The activity’s objective is to predict the kind of opinion (positive or negative) based on the employee comment. In this report, the analysis strategy focuses on a word embbeding approach.
We need to install and load several packages to analyze our data set with text mining.
library(tidyverse)
library(tidymodels)
library(tidytext)
library(textrecipes)
library(textdata)
library(irlba)
library(widyr)
The tidyverse is an opinionated collection of R packages designed for data science. The tidymodels framework is a collection of packages for modeling and machine learning using tidyverse principles. The tidytext is a package that make many text mining tasks easier, more effective, and consistent with tidy data principles. The textrecipes is an extension package for Text Processing of the recipes package (in tidymodels package). The textdata is a package that includes various sentiment lexicons and labeled text data sets for classification and analysis. The irlba is a set of methods for truncated singular value decomposition and principal components analysis of large sparse and dense matrices (SVD). The widyr is useful package for several operations such as co-occurrence counts, correlations, or clustering that are mathematically convenient on wide matrices.
We also load some extra packages for visualization of some figures and tables in this document.
library(gridExtra)
library(knitr)
library(kableExtra)
The gridExtrapackage provides a number of user-level functions to work with “grid” graphics, notably to arrange multiple grid-based plots on a page, and draw tables. The knitr is a package for dynamic report generation in R. Finally, the kableExtra is a package to build complex table with kable and Pipe Syntax.
The first step is to load the data set and check that everything is right. Instead of using a standard R data.frame, we have decided to use a tibble because this makes it much easier to work with large data.
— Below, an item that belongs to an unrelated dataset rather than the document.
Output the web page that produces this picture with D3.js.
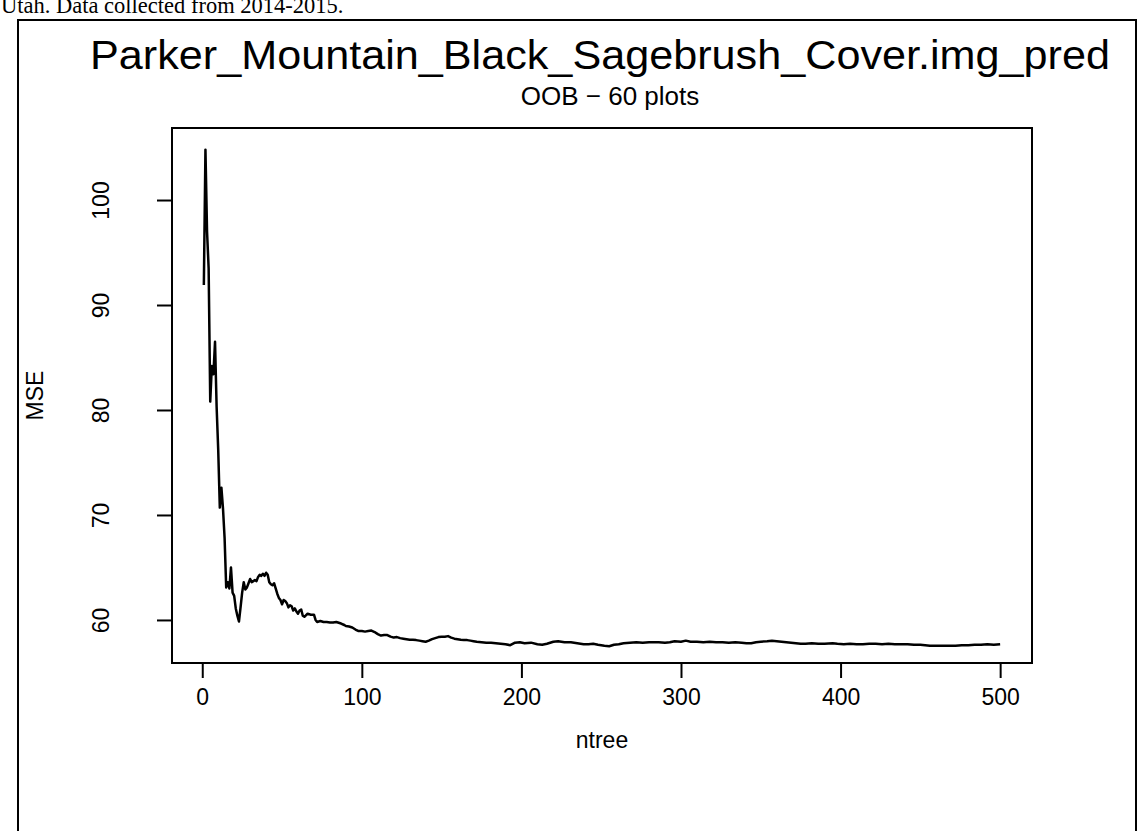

opinions <- read.csv("employee_opinions.csv", sep = ";") %>% as_tibble()
opinions
## # A tibble: 149 x 3
## commentID comment assessment
## <int> <chr> <chr>
## 1 1 In my 30-year career, I’ve more never been proud and ho… positive
## 2 2 They will have to burn the building down before I will … positive
## 3 3 I’m surrounded by people who want to work and who love … positive
## 4 4 This is the second love of my life. positive
## 5 5 I have been an employee here for 45 years and will stay… positive
## 6 6 For personal reasons I have been forced to seek employm… positive
## 7 7 Happy employees don't go looking for other opportunities positive
## 8 8 These folks walk the walk. Seriously. Truly a company o… positive
## 9 9 Having this job has changed my life positive
## 10 10 I’ve been working for this company for only two years, … positive
## # … with 139 more rows
We can see that the variable \(assessment\) has been defined as a character, but we prefer to define it as a factor. So, let’s change it.
opinions$assessment <- as.factor(opinions$assessment)
opinions
## # A tibble: 149 x 3
## commentID comment assessment
## <int> <chr> <fct>
## 1 1 In my 30-year career, I’ve more never been proud and ho… positive
## 2 2 They will have to burn the building down before I will … positive
## 3 3 I’m surrounded by people who want to work and who love … positive
## 4 4 This is the second love of my life. positive
## 5 5 I have been an employee here for 45 years and will stay… positive
## 6 6 For personal reasons I have been forced to seek employm… positive
## 7 7 Happy employees don't go looking for other opportunities positive
## 8 8 These folks walk the walk. Seriously. Truly a company o… positive
## 9 9 Having this job has changed my life positive
## 10 10 I’ve been working for this company for only two years, … positive
## # … with 139 more rows
Now, our data set is ready for analysis. The first step will be to remove the stop words. Please, see the previous tutorials to know more about tokenization and stop words.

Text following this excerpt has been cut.